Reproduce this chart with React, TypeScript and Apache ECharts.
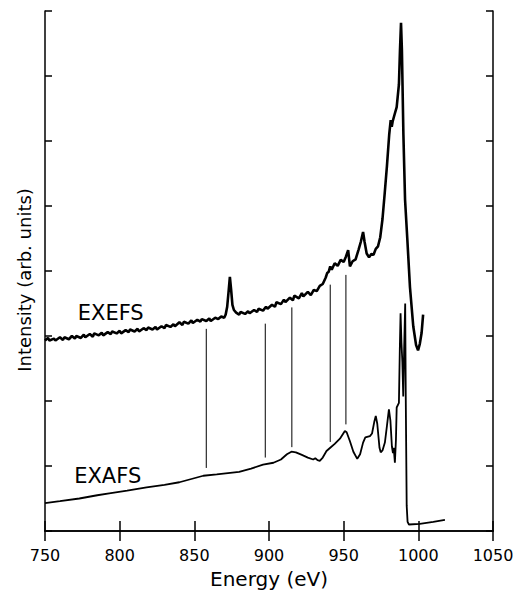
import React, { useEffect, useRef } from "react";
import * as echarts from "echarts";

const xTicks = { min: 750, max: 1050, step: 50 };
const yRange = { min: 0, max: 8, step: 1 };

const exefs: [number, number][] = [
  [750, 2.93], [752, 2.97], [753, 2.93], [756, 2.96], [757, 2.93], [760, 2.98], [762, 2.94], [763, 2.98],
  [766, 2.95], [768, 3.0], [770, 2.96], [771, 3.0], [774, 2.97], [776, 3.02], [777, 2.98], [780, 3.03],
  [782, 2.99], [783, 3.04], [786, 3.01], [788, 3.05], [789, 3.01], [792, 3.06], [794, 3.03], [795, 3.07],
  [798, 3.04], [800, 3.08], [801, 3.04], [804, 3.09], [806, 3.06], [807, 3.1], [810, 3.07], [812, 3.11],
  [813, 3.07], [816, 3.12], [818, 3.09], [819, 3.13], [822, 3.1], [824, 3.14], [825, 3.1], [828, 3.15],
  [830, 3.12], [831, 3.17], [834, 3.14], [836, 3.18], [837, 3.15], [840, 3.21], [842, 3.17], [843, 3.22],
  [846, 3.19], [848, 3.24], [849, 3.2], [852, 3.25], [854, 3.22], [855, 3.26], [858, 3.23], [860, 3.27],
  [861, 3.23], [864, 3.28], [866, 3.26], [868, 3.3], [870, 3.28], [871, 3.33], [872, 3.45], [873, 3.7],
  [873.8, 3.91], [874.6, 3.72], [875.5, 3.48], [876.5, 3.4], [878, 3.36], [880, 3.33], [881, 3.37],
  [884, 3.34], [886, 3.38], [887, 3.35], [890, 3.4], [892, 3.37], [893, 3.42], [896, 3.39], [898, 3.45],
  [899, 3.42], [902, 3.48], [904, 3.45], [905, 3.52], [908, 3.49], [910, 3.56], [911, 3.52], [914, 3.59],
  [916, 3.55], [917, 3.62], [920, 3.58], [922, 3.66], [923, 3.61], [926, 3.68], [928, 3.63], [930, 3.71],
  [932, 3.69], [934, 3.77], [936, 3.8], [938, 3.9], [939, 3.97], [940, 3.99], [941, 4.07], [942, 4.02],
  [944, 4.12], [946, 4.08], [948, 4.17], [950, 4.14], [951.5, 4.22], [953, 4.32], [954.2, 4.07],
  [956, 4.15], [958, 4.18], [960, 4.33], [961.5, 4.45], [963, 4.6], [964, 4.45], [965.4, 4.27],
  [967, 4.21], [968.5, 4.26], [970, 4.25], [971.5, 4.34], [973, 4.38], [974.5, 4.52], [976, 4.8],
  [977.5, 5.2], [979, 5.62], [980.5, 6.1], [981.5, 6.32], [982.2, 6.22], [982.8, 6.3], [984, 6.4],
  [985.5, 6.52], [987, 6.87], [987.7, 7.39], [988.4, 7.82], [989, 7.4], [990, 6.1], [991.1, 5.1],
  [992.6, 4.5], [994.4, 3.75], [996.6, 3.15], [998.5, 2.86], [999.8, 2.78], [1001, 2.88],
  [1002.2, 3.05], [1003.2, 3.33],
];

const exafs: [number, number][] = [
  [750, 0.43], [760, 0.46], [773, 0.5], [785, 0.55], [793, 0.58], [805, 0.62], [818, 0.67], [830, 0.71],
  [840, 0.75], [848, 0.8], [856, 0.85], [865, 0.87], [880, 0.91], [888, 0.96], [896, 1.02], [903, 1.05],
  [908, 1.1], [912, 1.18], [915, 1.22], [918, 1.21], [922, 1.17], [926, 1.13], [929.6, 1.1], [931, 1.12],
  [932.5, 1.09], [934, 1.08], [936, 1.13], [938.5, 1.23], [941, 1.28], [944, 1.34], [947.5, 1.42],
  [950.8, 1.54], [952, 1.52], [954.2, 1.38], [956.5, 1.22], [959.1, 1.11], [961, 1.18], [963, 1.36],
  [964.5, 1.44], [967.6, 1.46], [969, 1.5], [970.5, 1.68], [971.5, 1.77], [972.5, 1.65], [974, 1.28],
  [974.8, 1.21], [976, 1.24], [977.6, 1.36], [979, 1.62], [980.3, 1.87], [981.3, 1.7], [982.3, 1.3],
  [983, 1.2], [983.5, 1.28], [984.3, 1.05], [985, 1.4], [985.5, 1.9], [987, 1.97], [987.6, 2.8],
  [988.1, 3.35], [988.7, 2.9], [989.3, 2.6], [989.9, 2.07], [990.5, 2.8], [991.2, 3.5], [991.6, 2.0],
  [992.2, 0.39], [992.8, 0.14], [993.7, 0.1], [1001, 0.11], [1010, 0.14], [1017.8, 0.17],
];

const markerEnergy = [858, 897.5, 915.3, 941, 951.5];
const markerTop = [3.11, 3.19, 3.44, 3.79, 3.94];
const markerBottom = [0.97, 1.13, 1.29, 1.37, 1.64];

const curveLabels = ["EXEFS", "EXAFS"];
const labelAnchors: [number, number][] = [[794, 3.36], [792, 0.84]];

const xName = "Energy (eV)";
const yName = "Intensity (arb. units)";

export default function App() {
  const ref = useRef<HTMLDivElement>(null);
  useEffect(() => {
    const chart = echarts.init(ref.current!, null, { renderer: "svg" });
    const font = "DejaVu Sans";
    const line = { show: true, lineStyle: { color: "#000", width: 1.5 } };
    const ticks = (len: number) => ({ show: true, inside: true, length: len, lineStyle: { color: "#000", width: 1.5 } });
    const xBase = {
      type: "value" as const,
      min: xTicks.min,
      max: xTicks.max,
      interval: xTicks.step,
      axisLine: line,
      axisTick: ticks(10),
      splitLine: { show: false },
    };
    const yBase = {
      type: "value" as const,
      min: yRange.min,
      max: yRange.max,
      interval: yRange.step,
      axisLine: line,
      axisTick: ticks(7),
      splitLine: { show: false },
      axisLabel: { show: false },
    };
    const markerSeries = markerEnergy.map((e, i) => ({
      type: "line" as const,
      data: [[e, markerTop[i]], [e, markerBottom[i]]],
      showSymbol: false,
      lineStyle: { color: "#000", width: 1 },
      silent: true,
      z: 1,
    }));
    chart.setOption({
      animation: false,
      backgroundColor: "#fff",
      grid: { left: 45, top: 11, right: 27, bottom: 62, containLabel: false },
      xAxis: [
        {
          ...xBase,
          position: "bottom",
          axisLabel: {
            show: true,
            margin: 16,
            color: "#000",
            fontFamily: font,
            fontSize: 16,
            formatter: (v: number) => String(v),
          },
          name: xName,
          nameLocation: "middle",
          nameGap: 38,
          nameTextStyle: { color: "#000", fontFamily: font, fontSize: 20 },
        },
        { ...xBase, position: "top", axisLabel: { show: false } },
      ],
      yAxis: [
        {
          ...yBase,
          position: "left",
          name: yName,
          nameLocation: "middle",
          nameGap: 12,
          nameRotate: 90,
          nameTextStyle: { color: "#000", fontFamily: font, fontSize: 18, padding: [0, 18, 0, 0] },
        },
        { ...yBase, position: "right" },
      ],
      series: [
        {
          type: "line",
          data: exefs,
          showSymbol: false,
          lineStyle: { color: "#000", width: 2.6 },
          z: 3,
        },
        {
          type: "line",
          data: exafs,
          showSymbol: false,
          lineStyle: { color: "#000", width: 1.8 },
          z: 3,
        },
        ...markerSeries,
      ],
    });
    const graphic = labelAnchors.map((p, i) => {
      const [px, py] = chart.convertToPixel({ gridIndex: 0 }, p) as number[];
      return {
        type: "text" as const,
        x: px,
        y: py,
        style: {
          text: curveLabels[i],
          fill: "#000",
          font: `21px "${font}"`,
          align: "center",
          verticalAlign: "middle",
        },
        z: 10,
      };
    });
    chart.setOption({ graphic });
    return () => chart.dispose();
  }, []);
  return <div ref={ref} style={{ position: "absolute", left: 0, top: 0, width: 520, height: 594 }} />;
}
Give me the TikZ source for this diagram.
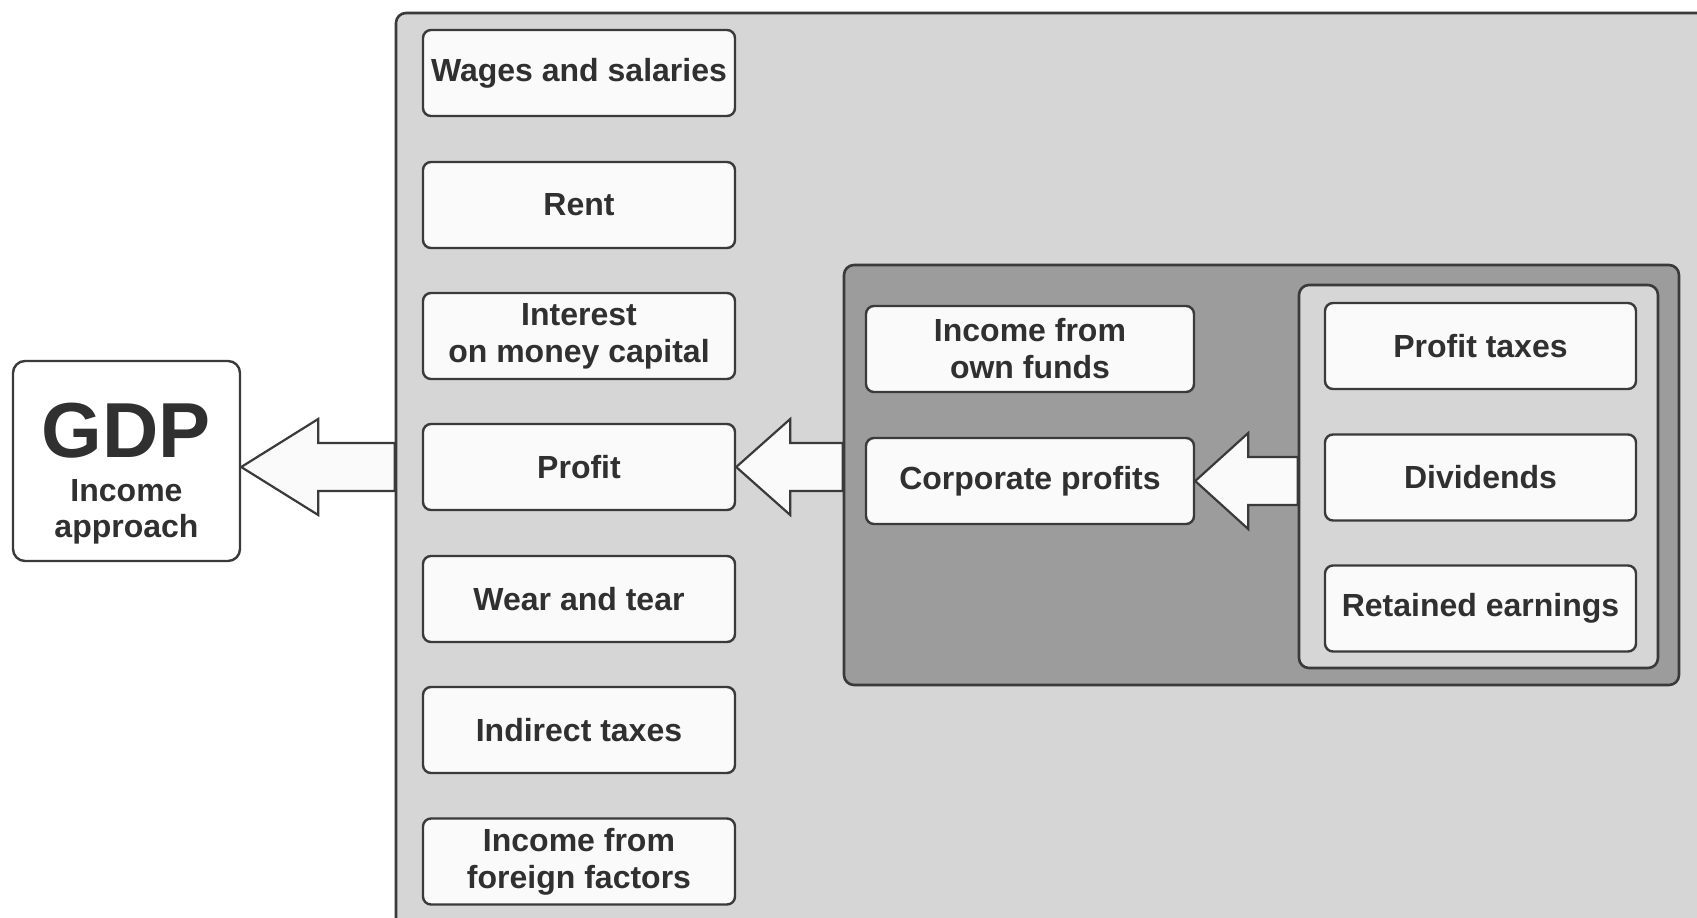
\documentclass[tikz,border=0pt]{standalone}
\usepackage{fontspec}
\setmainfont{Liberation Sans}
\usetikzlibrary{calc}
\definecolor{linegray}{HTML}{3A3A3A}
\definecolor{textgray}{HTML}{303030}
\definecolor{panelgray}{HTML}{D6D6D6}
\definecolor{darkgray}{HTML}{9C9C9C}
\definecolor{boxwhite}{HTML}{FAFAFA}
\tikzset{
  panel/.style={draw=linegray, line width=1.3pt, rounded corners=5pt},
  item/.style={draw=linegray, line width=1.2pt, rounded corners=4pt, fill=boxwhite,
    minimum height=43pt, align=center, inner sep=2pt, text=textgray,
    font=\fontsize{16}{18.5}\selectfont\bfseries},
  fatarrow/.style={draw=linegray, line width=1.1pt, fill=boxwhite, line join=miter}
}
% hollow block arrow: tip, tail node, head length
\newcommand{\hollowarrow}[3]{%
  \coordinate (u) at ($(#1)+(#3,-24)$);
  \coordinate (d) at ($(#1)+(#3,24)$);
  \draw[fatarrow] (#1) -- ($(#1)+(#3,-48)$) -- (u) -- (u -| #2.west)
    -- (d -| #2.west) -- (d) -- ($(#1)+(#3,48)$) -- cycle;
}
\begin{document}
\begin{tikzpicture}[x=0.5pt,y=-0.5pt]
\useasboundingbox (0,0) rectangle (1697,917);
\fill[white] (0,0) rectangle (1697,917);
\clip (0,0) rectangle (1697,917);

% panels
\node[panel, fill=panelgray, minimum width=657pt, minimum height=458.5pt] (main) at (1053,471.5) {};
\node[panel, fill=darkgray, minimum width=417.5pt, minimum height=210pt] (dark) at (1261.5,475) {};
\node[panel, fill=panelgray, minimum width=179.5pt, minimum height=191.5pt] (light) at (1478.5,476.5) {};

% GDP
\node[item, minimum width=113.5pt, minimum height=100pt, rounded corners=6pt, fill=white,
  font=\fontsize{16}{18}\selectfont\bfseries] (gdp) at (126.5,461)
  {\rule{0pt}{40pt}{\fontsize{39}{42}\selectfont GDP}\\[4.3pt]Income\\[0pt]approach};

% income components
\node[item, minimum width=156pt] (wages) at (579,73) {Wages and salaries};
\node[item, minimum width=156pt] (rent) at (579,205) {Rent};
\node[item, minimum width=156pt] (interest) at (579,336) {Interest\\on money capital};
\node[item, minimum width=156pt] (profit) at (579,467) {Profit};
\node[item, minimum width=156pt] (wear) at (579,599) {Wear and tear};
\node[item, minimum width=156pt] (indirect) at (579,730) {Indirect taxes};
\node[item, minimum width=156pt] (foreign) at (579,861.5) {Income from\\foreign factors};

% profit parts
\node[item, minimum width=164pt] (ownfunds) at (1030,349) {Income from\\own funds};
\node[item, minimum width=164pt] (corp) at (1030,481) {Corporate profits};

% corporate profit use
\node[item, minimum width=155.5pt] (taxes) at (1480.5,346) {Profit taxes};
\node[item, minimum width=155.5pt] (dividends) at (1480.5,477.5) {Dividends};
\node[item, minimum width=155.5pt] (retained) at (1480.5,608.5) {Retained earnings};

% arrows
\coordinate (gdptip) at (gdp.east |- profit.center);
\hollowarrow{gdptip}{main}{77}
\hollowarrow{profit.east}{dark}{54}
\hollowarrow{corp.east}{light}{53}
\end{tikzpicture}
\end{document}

**Your task:**
Repeat the records above exactly, from the first line through the line that contains "max: 8, step: 1", and leave out the pictures.

**Response to the task:**
Reproduce this chart with React, TypeScript and Apache ECharts.
import React, { useEffect, useRef } from "react";
import * as echarts from "echarts";

const xTicks = { min: 750, max: 1050, step: 50 };
const yRange = { min: 0, max: 8, step: 1 };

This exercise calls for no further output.